#### INSTRUCTIONS TO FOLLOW:
Restate all the material verbatim, except for the pictures.

#### MATERIAL PROVIDED:
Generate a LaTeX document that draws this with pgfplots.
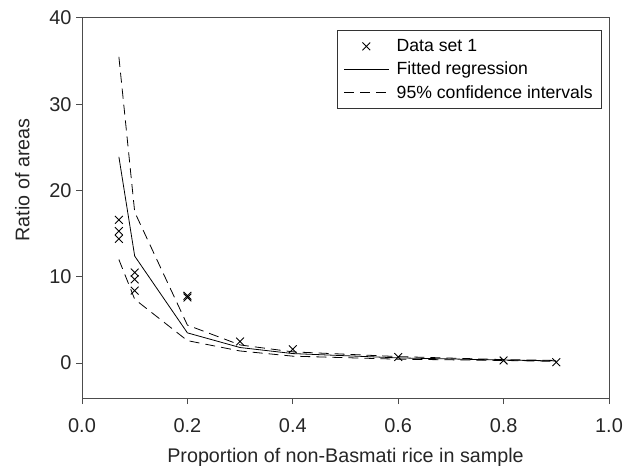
\documentclass[border=0pt]{standalone}
\usepackage{fontspec}
\setmainfont{Liberation Sans}
\usepackage{pgfplots}
\pgfplotsset{compat=1.18}
\begin{document}
\begin{tikzpicture}
\begin{axis}[
    name=main,
    scale only axis,
    width=527bp, height=380bp,
    xmin=0, xmax=1.0,
    ymin=-4.05, ymax=40,
    xtick={0,0.2,0.4,0.6,0.8,1.0},
    ytick={0,10,20,30,40},
    xticklabel style={/pgf/number format/fixed, /pgf/number format/fixed zerofill,
        /pgf/number format/precision=1, yshift=-11bp},
    /pgf/number format/assume math mode=true,
    tick align=outside,
    tick pos=left,
    major tick length=6bp,
    axis line style={line width=1pt, black!70},
    tick style={line width=1pt, black!70},
    ticklabel style={font=\fontsize{20}{23}\selectfont, text=black!85},
    yticklabel style={xshift=-1bp},
    xlabel={Proportion of non-Basmati rice in sample},
    ylabel={Ratio of areas},
    label style={font=\fontsize{19.8}{23}\selectfont, text=black!85},
    xlabel style={at={(axis description cs:0.5,0)}, anchor=base, yshift=-64bp},
    ylabel style={at={(axis description cs:0,0.574)}, anchor=south, yshift=49bp},
    legend image code/.code={\draw[mark repeat=2,mark phase=2,#1] plot coordinates {(0bp,0bp)(22bp,0bp)(45bp,0bp)};},
    legend style={at={(0.987,0.968)}, anchor=north east, draw=black!80, line width=0.8pt,
        font=\fontsize{17.7}{20}\selectfont, row sep=5bp,
        inner xsep=7bp, inner ysep=7bp, cells={anchor=west},
        /tikz/every odd column/.append style={column sep=5bp}},
    legend cell align=left,
]
\addplot[only marks, mark=x, mark size=5.5bp, mark options={line width=0.9pt}, black]
coordinates {(0.07,16.6)(0.07,15.3)(0.07,14.4)(0.1,10.5)(0.1,9.7)(0.1,8.4)
(0.2,7.8)(0.2,7.6)(0.3,2.5)(0.4,1.6)(0.6,0.7)(0.8,0.3)(0.9,0.1)};
\addlegendentry{Data set 1}
\addplot[black, line width=0.8pt]
coordinates {(0.07,23.9)(0.1,12.4)(0.2,3.5)(0.3,1.8)(0.4,1.1)(0.6,0.6)(0.8,0.35)(0.9,0.25)};
\addlegendentry{Fitted regression}
\addplot[black, line width=0.8pt, dash pattern=on 10bp off 6bp]
coordinates {(0.07,35.5)(0.1,17.5)(0.2,4.4)(0.3,2.1)(0.4,1.3)(0.6,0.75)(0.8,0.4)(0.9,0.3)};
\addlegendentry{95\% confidence intervals}
\addplot[black, line width=0.8pt, dash pattern=on 10bp off 6bp, forget plot]
coordinates {(0.07,12.0)(0.1,7.4)(0.2,2.6)(0.3,1.4)(0.4,0.8)(0.6,0.45)(0.8,0.3)(0.9,0.2)};
\end{axis}
\pgfresetboundingbox
\useasboundingbox (main.south west) ++(-82bp,-68bp) rectangle ++(624bp,466bp);
\end{tikzpicture}
\end{document}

#### FULL ANSWER:
Generate a LaTeX document that draws this with pgfplots.
\documentclass[border=0pt]{standalone}
\usepackage{fontspec}
\setmainfont{Liberation Sans}
\usepackage{pgfplots}
\pgfplotsset{compat=1.18}
\begin{document}
\begin{tikzpicture}
\begin{axis}[
    name=main,
    scale only axis,
    width=527bp, height=380bp,
    xmin=0, xmax=1.0,
    ymin=-4.05, ymax=40,
    xtick={0,0.2,0.4,0.6,0.8,1.0},
    ytick={0,10,20,30,40},
    xticklabel style={/pgf/number format/fixed, /pgf/number format/fixed zerofill,
        /pgf/number format/precision=1, yshift=-11bp},
    /pgf/number format/assume math mode=true,
    tick align=outside,
    tick pos=left,
    major tick length=6bp,
    axis line style={line width=1pt, black!70},
    tick style={line width=1pt, black!70},
    ticklabel style={font=\fontsize{20}{23}\selectfont, text=black!85},
    yticklabel style={xshift=-1bp},
    xlabel={Proportion of non-Basmati rice in sample},
    ylabel={Ratio of areas},
    label style={font=\fontsize{19.8}{23}\selectfont, text=black!85},
    xlabel style={at={(axis description cs:0.5,0)}, anchor=base, yshift=-64bp},
    ylabel style={at={(axis description cs:0,0.574)}, anchor=south, yshift=49bp},
    legend image code/.code={\draw[mark repeat=2,mark phase=2,#1] plot coordinates {(0bp,0bp)(22bp,0bp)(45bp,0bp)};},
    legend style={at={(0.987,0.968)}, anchor=north east, draw=black!80, line width=0.8pt,
        font=\fontsize{17.7}{20}\selectfont, row sep=5bp,
        inner xsep=7bp, inner ysep=7bp, cells={anchor=west},
        /tikz/every odd column/.append style={column sep=5bp}},
    legend cell align=left,
]
\addplot[only marks, mark=x, mark size=5.5bp, mark options={line width=0.9pt}, black]
coordinates {(0.07,16.6)(0.07,15.3)(0.07,14.4)(0.1,10.5)(0.1,9.7)(0.1,8.4)
(0.2,7.8)(0.2,7.6)(0.3,2.5)(0.4,1.6)(0.6,0.7)(0.8,0.3)(0.9,0.1)};
\addlegendentry{Data set 1}
\addplot[black, line width=0.8pt]
coordinates {(0.07,23.9)(0.1,12.4)(0.2,3.5)(0.3,1.8)(0.4,1.1)(0.6,0.6)(0.8,0.35)(0.9,0.25)};
\addlegendentry{Fitted regression}
\addplot[black, line width=0.8pt, dash pattern=on 10bp off 6bp]
coordinates {(0.07,35.5)(0.1,17.5)(0.2,4.4)(0.3,2.1)(0.4,1.3)(0.6,0.75)(0.8,0.4)(0.9,0.3)};
\addlegendentry{95\% confidence intervals}
\addplot[black, line width=0.8pt, dash pattern=on 10bp off 6bp, forget plot]
coordinates {(0.07,12.0)(0.1,7.4)(0.2,2.6)(0.3,1.4)(0.4,0.8)(0.6,0.45)(0.8,0.3)(0.9,0.2)};
\end{axis}
\pgfresetboundingbox
\useasboundingbox (main.south west) ++(-82bp,-68bp) rectangle ++(624bp,466bp);
\end{tikzpicture}
\end{document}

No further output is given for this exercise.